Review posted October 29, 2014.
Roaring Brook Press, New York, 2014. 166 pages.
I Kill the Mockingbird is a summer story about three best friends who are getting ready to start high school. When their teacher gives them the summer reading list, Lucy is delighted by the inclusion of To Kill a Mockingbird, which she has already read and loves. Lucy is disappointed, though, to learn how many of her classmates are not excited by the list.
So then Lucy gets an idea. What if they make To Kill a Mockingbird forbidden fruit? After accidentally knocking down a book display in a bookstore, she gets the idea of hiding copies of To Kill a Mockingbird inside stores and libraries.
“Here’s the thing. We are going to take copies of To Kill a Mockingbird, and we are going to make them disappear!”
“That’s called stealing,” says Michael.
I shake my head. “We’re not going to steal.”
“What are we going to do?” Elena asks.
I lower my voice. “Creative shelving. The books will never leave the store. We just put them in the wrong place.”
And that’s only the beginning.
“I think Lucy’s point is that people will want what they think they can’t have,” Elena tells him.
“Just because something is missing doesn’t mean people will want it,” Michael replies.
“Making books disappear is just the first step,” I say. “In fact, it’s the easy part. The hard part will be getting the word out. We need people to think that To Kill a Mockingbird has been banned or something.”
“You know what would be better?” says Elena. “If we could make people think that there’s some kind of conspiracy to keep the book out of circulation.”
“What?” says Michael.
“Seriously,” says Elena. “Conspiracy theories are great for sales.”
“There will be a conspiracy!” I say. “The conspiracy is us! Think about it. If you believed there was some kind of a plot to keep a book out of your hands, wouldn’t you want to read it?”
This book is the story of their conspiracy and how it gets out of their control. Don’t worry, parents – there are some consequences. But I felt it was a remarkably realistic portrayal about how middle school kids might actually pull something like this off.

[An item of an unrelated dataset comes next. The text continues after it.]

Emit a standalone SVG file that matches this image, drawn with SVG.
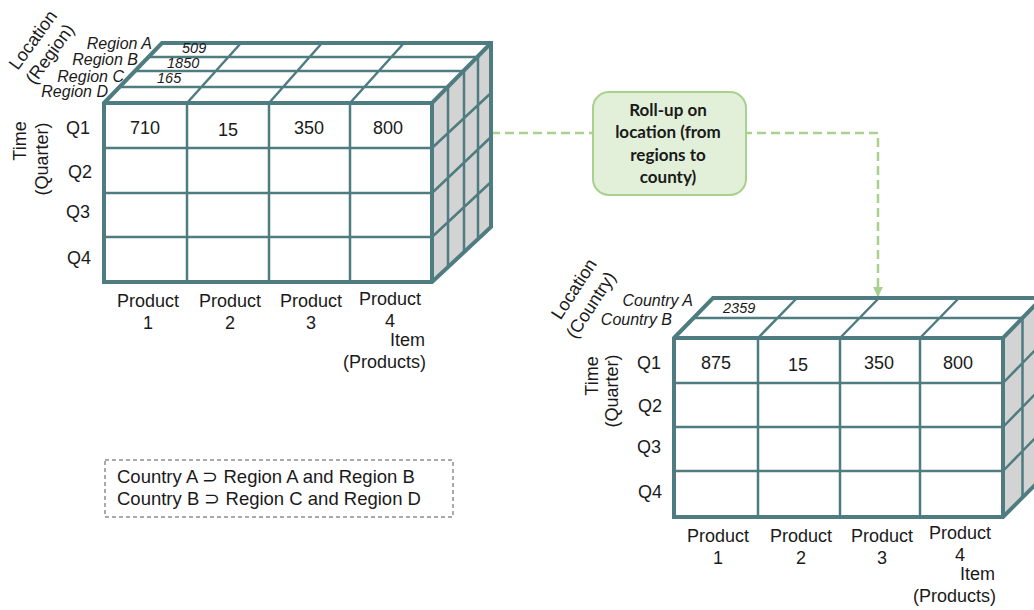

There are some other things going on that add depth to the book. Lucy’s Mom has just come home from the hospital after almost dying of cancer. Many of their actions are in honor of their previous English teacher, Fat Bob, who did die suddenly during the school year. Lucy is thinking she might like to be more than friends with Michael. And all of them are thinking about starting high school.
I did have a few quibbles about the book. I never do like present tense fiction, though I didn’t find it as annoying as sometimes. And I wasn’t crazy – at all – about the teacher’s reading list. Not even one of the titles was written in the twenty-first century. And only two of the seven titles were written for children. Yes, I love To Kill a Mockingbird, but if you’re going to write a book encouraging kids to read books, I’d really like to see more titles that are actually written for kids, or at least for young adults.
Lucy says that she, Elena, and Michael have already read most of the books. And, okay, I can accept that Elena has grown up in a bookstore, and these are kids who really love to read. But don’t they have any actual children’s books that they love? Haven’t they read anything written recently? It just feels like a missed opportunity. And if that teacher were teaching my own child, I’d be very upset with that list.
Overall, though, this is a feel-good story of three young book lovers who create an internet sensation and spark attention and demand for one of the greatest books of all time.